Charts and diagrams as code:
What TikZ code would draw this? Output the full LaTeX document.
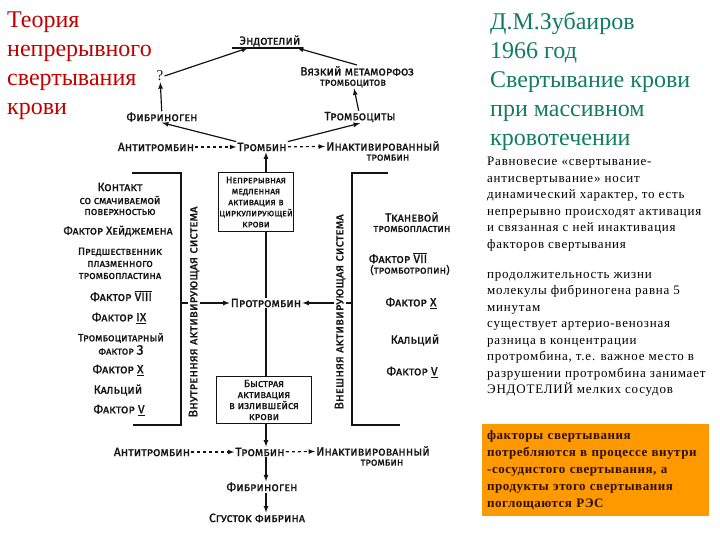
\documentclass[tikz,border=0pt]{standalone}
\usepackage{fontspec}
\setmainfont{Liberation Serif}
\newfontfamily\schemefont[Letters=SmallCaps, FakeBold=1.2]{Fira Sans}
\usepackage{tikz}
\usetikzlibrary{positioning}
\definecolor{titlered}{RGB}{192,0,0}
\definecolor{authgreen}{RGB}{20,125,95}
\definecolor{ink}{RGB}{20,20,20}
\definecolor{noteorange}{RGB}{255,153,0}
\definecolor{notetext}{RGB}{45,15,0}
\tikzset{
    lbl/.style={font=\schemefont\fontsize{12}{13}\selectfont, text=ink, inner sep=1pt, align=center},
    sublbl/.style={font=\schemefont\fontsize{10.5}{11}\selectfont, text=ink, inner sep=1pt, align=center},
    vlbl/.style={font=\schemefont\fontsize{12.5}{13}\selectfont, text=ink, rotate=90, fill=white, inner sep=1pt},
    stagebox/.style={draw=ink, line width=1.2pt, align=center, text=ink, inner sep=1pt},
    link/.style={ink, line width=1.2pt, ->},
    bracket/.style={ink, line width=1.2pt},
    note/.style={anchor=north west, align=left, inner sep=0pt, font=\fontsize{13}{16.5}\selectfont\addfontfeatures{LetterSpace=6}},
}

\begin{document}
\begin{tikzpicture}[x=1pt, y=-1pt, >=latex]
            \useasboundingbox (0,0) rectangle (720,540);
            \node [anchor=north west, align=left, inner sep=0pt, text=titlered, font=\fontsize{24}{29}\selectfont] (title) at (7,12) {Теория\\непрерывного\\свертывания\\крови};
            \node [anchor=north west, align=left, inner sep=0pt, text=authgreen, font=\fontsize{24}{29}\selectfont] (author) at (490,12) {Д.М.Зубаиров\\1966 год\\Свертывание крови\\при массивном\\кровотечении};
            \node [note] (balance) at (487,157) {Равновесие «свертывание-\\антисвертывание» носит\\динамический характер, то есть\\непрерывно происходят активация\\и связанная с ней инактивация\\факторов свертывания};
            \node [note] (lifetime) at (487,272) {продолжительность жизни\\молекулы фибриногена равна 5\\минутам\\существует артерио-венозная\\разница в концентрации\\протромбина, т.е. важное место в\\разрушении протромбина занимает\\ЭНДОТЕЛИЙ мелких сосудов};
            \node [anchor=north west, fill=noteorange, minimum width=227, minimum height=92, text width=217, inner xsep=5, inner ysep=0, align=left, text=notetext, font=\bfseries\fontsize{13}{17}\selectfont\addfontfeatures{LetterSpace=4}] (consumed) at (482,424) {факторы свертывания\\потребляются в процессе внутри\\-сосудистого свертывания, а\\продукты этого свертывания\\поглощаются РЭС};

            \node [lbl] (endo) at (270,41) {Эндотелий};
            \coordinate (endoL) at (248,48);
            \coordinate (endoR) at (297,48);
            \draw [bracket] (232,48) -- (303,48);
            \node [lbl, font=\fontsize{15}{15}\selectfont] (q) at (160,76) {?};
            \node [lbl] (vyaz) at (357,71) {Вязкий метаморфоз};
            \node [sublbl, below=1.5pt of vyaz, xshift=-4pt] (vyaz2) {тромбоцитов};
            \node [lbl] (fibT) at (162,117) {Фибриноген};
            \node [lbl] (trc) at (360,117) {Тромбоциты};
            \node [lbl] (atT) at (156,147) {Антитромбин};
            \node [lbl] (thT) at (262,147) {Тромбин};
            \node [lbl] (inT) at (383,146) {Инактивированный};
            \node [sublbl, below=1.5pt of inT, xshift=5pt] (inT2) {тромбин};
            \draw [link] (fibT) -- (q);
            \draw [link] (q.east) -- (endoL);
            \draw [link] (vyaz.north) -- (endoR);
            \draw [link] (trc) -- (vyaz2);
            \draw [link] (thT.north west) -- (fibT.south);
            \draw [link] (thT.north east) -- (trc.south);
            \draw [link, dashed] (atT) -- (thT);
            \draw [link, dashed] (thT) -- (inT);

            \node [stagebox, minimum width=73, minimum height=59, font=\schemefont\fontsize{9.5}{11}\selectfont] (slow) at (256,202) {Непрерывная\\медленная\\активация в\\циркулирующей\\крови};
            \node [lbl] (pro) at (266,303) {Протромбин};
            \node [stagebox, minimum width=95, minimum height=47, font=\schemefont\fontsize{10.5}{11}\selectfont] (fast) at (264,400) {Быстрая\\активация\\в излившейся\\крови};
            \draw [link] (slow.north -| pro) -- (thT.south -| pro);
            \draw [bracket] (slow.south -| pro) -- (pro.north);
            \draw [bracket] (pro.south) -- (fast.north -| pro);

            \coordinate (lbT) at (181,173);
            \coordinate (rbT) at (352,173);
            \draw [bracket] (132,173) -- (lbT) -- (181,425) -- (133,425);
            \draw [bracket] (388,173) -- (rbT) -- (352,425) -- (400,425);
            \draw [link] (pro -| lbT) -- (pro);
            \draw [link] (pro -| rbT) -- (pro);
            \node [vlbl] (insys) at (194,312) {Внутренняя активирующая система};
            \node [vlbl] (exsys) at (340,312) {Внешняя активирующая система};

            \node [lbl] (contact) at (120,187) {Контакт};
            \node [sublbl] (contact2) at (120,200) {со смачиваемой};
            \node [sublbl] (contact3) at (120,212) {поверхностью};
            \node [lbl, font=\schemefont\fontsize{11.5}{12}\selectfont] (hag) at (118,231) {Фактор Хейджемена};
            \node [sublbl] (pre1) at (120,252) {Предшественник};
            \node [sublbl] (pre2) at (120,264) {плазменного};
            \node [sublbl] (pre3) at (120,276) {тромбопластина};
            \node [lbl] (f8) at (121,296) {Фактор $\overline{\hbox{VIII}}$};
            \node [lbl] (f9) at (119,318) {Фактор \underline{IX}};
            \node [sublbl] (plt1) at (121,338) {Тромбоцитарный};
            \node [sublbl] (plt2) at (121,350) {фактор {\fontsize{14}{14}\selectfont 3}};
            \node [lbl] (f10) at (118,370) {Фактор \underline{X}};
            \node [lbl] (ca1) at (118,390) {Кальций};
            \node [lbl] (f5) at (119,410) {Фактор \underline{V}};

            \node [lbl] (tis1) at (412,217) {Тканевой};
            \node [sublbl] (tis2) at (412,229) {тромбопластин};
            \node [lbl] (f7) at (398,258) {Фактор $\overline{\hbox{VII}}$};
            \node [sublbl] (f7b) at (410,270) {(тромботропин)};
            \node [lbl] (f10r) at (411,303) {Фактор \underline{X}};
            \node [lbl] (ca2) at (415,340) {Кальций};
            \node [lbl] (f5r) at (412,372) {Фактор \underline{V}};

            \node [lbl] (atB) at (152,452) {Антитромбин};
            \node [lbl] (thB) at (260,452) {Тромбин};
            \node [lbl] (inB) at (373,451) {Инактивированный};
            \node [sublbl, below=1.5pt of inB, xshift=9pt] (inB2) {тромбин};
            \node [lbl] (fibB) at (262,487) {Фибриноген};
            \node [lbl] (clot) at (257,518) {Сгусток фибрина};
            \draw [link] (fast.south -| pro) -- (thB.north -| pro);
            \draw [link, dashed] (atB) -- (thB);
            \draw [link, dashed] (thB) -- (inB);
            \draw [link] (thB.south -| pro) -- (fibB.north -| pro);
            \draw [link] (fibB.south -| pro) -- (clot.north -| pro);
\end{tikzpicture}
\end{document}
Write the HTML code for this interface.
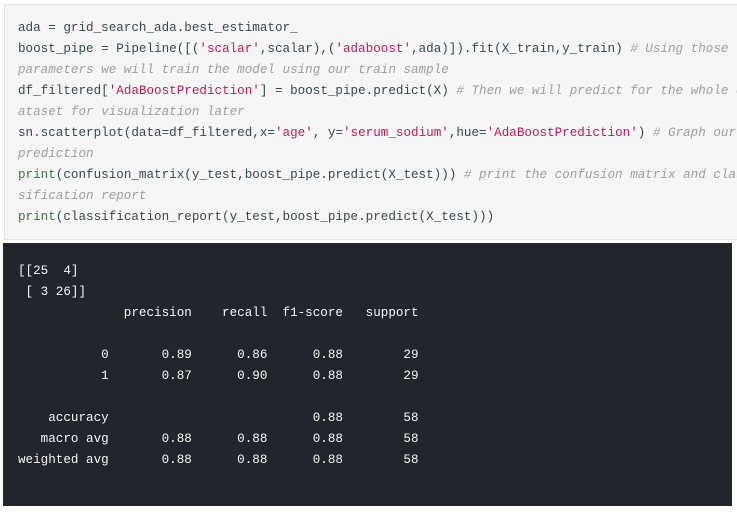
<!DOCTYPE html>
<html><head><style>
html,body{margin:0;padding:0;background:#fff;width:737px;height:519px;overflow:hidden}
.code{position:absolute;left:4px;top:4px;width:740px;height:236px;background:#f5f5f5;border:1px solid #e4e4e4;box-sizing:border-box}
.out{position:absolute;left:3px;top:243px;width:729px;height:263px;background:#22252b}
pre{margin:0;font-family:"Liberation Mono",monospace;font-size:12.6px;line-height:21px;white-space:pre;position:absolute}
.code pre{left:13px;top:13px;color:#37474f}
.out pre{left:15px;top:18px;color:#f5f5f5}
.s{color:#c2185b}.c{color:#9e9e9e;font-style:italic}.p{color:#2e7d32}
</style></head><body>
<div class="code"><pre>ada = grid_search_ada.best_estimator_
boost_pipe = Pipeline([(<span class="s">'scalar'</span>,scalar),(<span class="s">'adaboost'</span>,ada)]).fit(X_train,y_train) <span class="c"># Using those</span>
<span class="c">parameters we will train the model using our train sample</span>
df_filtered[<span class="s">'AdaBoostPrediction'</span>] = boost_pipe.predict(X) <span class="c"># Then we will predict for the whole d</span>
<span class="c">ataset for visualization later</span>
sn.scatterplot(data=df_filtered,x=<span class="s">'age'</span>, y=<span class="s">'serum_sodium'</span>,hue=<span class="s">'AdaBoostPrediction'</span>) <span class="c"># Graph our</span>
<span class="c">prediction</span>
<span class="p">print</span>(confusion_matrix(y_test,boost_pipe.predict(X_test))) <span class="c"># print the confusion matrix and clas</span>
<span class="c">sification report</span>
<span class="p">print</span>(classification_report(y_test,boost_pipe.predict(X_test)))</pre></div>
<div class="out"><pre>[[25  4]
 [ 3 26]]
              precision    recall  f1-score   support

           0       0.89      0.86      0.88        29
           1       0.87      0.90      0.88        29

    accuracy                           0.88        58
   macro avg       0.88      0.88      0.88        58
weighted avg       0.88      0.88      0.88        58</pre></div>
</body></html>
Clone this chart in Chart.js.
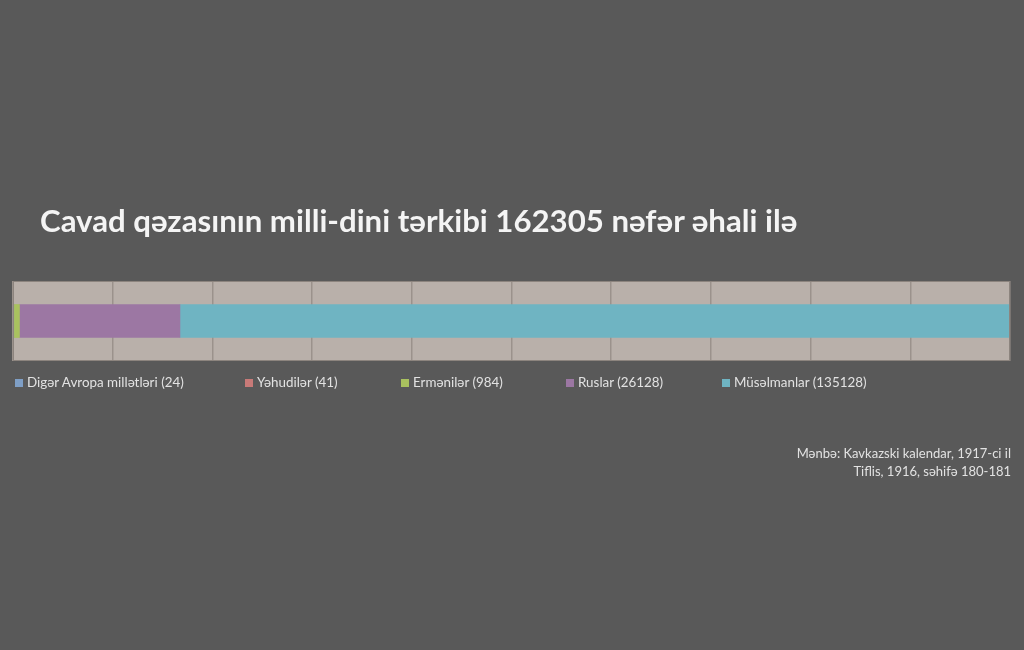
<!DOCTYPE html>
<html>
<head>
<meta charset="utf-8">
<script src="https://cdn.jsdelivr.net/npm/chart.js@4"></script>
<style>
  body { margin: 0; background: #595959; font-family: Lato, "Open Sans", sans-serif; }
  #wrap { position: relative; width: 1024px; height: 650px; overflow: hidden; }
  #title { position: absolute; left: 40px; top: 201px; font-size: 31.2px; font-weight: bold; color: #f4f4f4; white-space: nowrap; }
  #legend { position: absolute; top: 374px; left: 0; width: 1024px; height: 20px; font-size: 13.4px; color: #e2e2e2; }
  #legend span.item { position: absolute; white-space: nowrap; }
  #legend i { display: inline-block; width: 8px; height: 8px; margin-right: 4px; vertical-align: 0px; }
  #source { position: absolute; right: 13px; top: 444px; font-size: 13px; line-height: 18px; color: #e2e2e2; text-align: right; }
  canvas { position: absolute; left: 0; top: 0; }
</style>
</head>
<body>
<div id="wrap">
  <canvas id="chart" width="1024" height="650"></canvas>
  <div id="title">Cavad qəzasının milli-dini tərkibi 162305 nəfər əhali ilə</div>
  <div id="legend"></div>
  <div id="source">Mənbə: Kavkazski kalendar, 1917-ci il<br>Tiflis, 1916, səhifə 180-181</div>
</div>
<script>
const groups = ['Digər Avropa millətləri', 'Yəhudilər', 'Ermənilər', 'Ruslar', 'Müsəlmanlar'];
const counts = [24, 41, 984, 26128, 135128];
const barColors = ['#7f9fc6', '#c87a78', '#a9c15f', '#9c77a3', '#6fb4c2'];
const legendX = [15, 245, 401, 566, 722];

const total = counts.reduce((a, b) => a + b, 0);

const plotBg = {
    id: 'plotBg',
    beforeDraw(chart) {
        const { ctx, chartArea: a } = chart;
        ctx.save();
        ctx.fillStyle = '#b9b0aa';
        ctx.fillRect(a.left, a.top, a.width, a.height);
        ctx.restore();
    },
    afterDraw(chart) {
        const { ctx, chartArea: a } = chart;
        ctx.save();
        ctx.strokeStyle = '#8c847e';
        ctx.lineWidth = 1;
        ctx.strokeRect(a.left + 0.5, a.top + 0.5, a.width - 1, a.height - 1);
        ctx.restore();
    }
};

const chart = new Chart(document.getElementById('chart').getContext('2d'), {
    type: 'bar',
    data: {
        labels: [''],
        datasets: groups.map((g, i) => ({
            label: g + ' (' + counts[i] + ')',
            data: [counts[i]],
            backgroundColor: barColors[i],
            borderWidth: 0,
            barThickness: 33
        }))
    },
    options: {
        indexAxis: 'y',
        responsive: false,
        animation: false,
        layout: { padding: { left: 13, right: 14, top: 281, bottom: 289 } },
        plugins: { legend: { display: false }, tooltip: { enabled: false } },
        scales: {
            x: {
                stacked: true,
                min: 0,
                max: total,
                afterBuildTicks: (scale) => {
                    scale.ticks = [];
                    for (let i = 0; i <= 10; i++) scale.ticks.push({ value: total * i / 10 });
                },
                ticks: { display: false },
                border: { display: false },
                grid: { color: '#9b928c', lineWidth: 1.5, drawTicks: false }
            },
            y: { stacked: true, display: false }
        }
    },
    plugins: [plotBg]
});

const legend = document.getElementById('legend');
groups.forEach((g, i) => {
    const s = document.createElement('span');
    s.className = 'item';
    s.style.left = legendX[i] + 'px';
    s.innerHTML = '<i style="background:' + barColors[i] + '"></i>' + g + ' (' + counts[i] + ')';
    legend.appendChild(s);
});
</script>
</body>
</html>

• [Exercise goal]
Except for the pictures, write out exactly the lines from the line that contains "Clone this chart in Chart.js." through the line that contains "const total = counts.reduce((a, b)", including both.

• [Answer to this exercise]
Clone this chart in Chart.js.
<!DOCTYPE html>
<html>
<head>
<meta charset="utf-8">
<script src="https://cdn.jsdelivr.net/npm/chart.js@4"></script>
<style>
  body { margin: 0; background: #595959; font-family: Lato, "Open Sans", sans-serif; }
  #wrap { position: relative; width: 1024px; height: 650px; overflow: hidden; }
  #title { position: absolute; left: 40px; top: 201px; font-size: 31.2px; font-weight: bold; color: #f4f4f4; white-space: nowrap; }
  #legend { position: absolute; top: 374px; left: 0; width: 1024px; height: 20px; font-size: 13.4px; color: #e2e2e2; }
  #legend span.item { position: absolute; white-space: nowrap; }
  #legend i { display: inline-block; width: 8px; height: 8px; margin-right: 4px; vertical-align: 0px; }
  #source { position: absolute; right: 13px; top: 444px; font-size: 13px; line-height: 18px; color: #e2e2e2; text-align: right; }
  canvas { position: absolute; left: 0; top: 0; }
</style>
</head>
<body>
<div id="wrap">
  <canvas id="chart" width="1024" height="650"></canvas>
  <div id="title">Cavad qəzasının milli-dini tərkibi 162305 nəfər əhali ilə</div>
  <div id="legend"></div>
  <div id="source">Mənbə: Kavkazski kalendar, 1917-ci il<br>Tiflis, 1916, səhifə 180-181</div>
</div>
<script>
const groups = ['Digər Avropa millətləri', 'Yəhudilər', 'Ermənilər', 'Ruslar', 'Müsəlmanlar'];
const counts = [24, 41, 984, 26128, 135128];
const barColors = ['#7f9fc6', '#c87a78', '#a9c15f', '#9c77a3', '#6fb4c2'];
const legendX = [15, 245, 401, 566, 722];

const total = counts.reduce((a, b) => a + b, 0);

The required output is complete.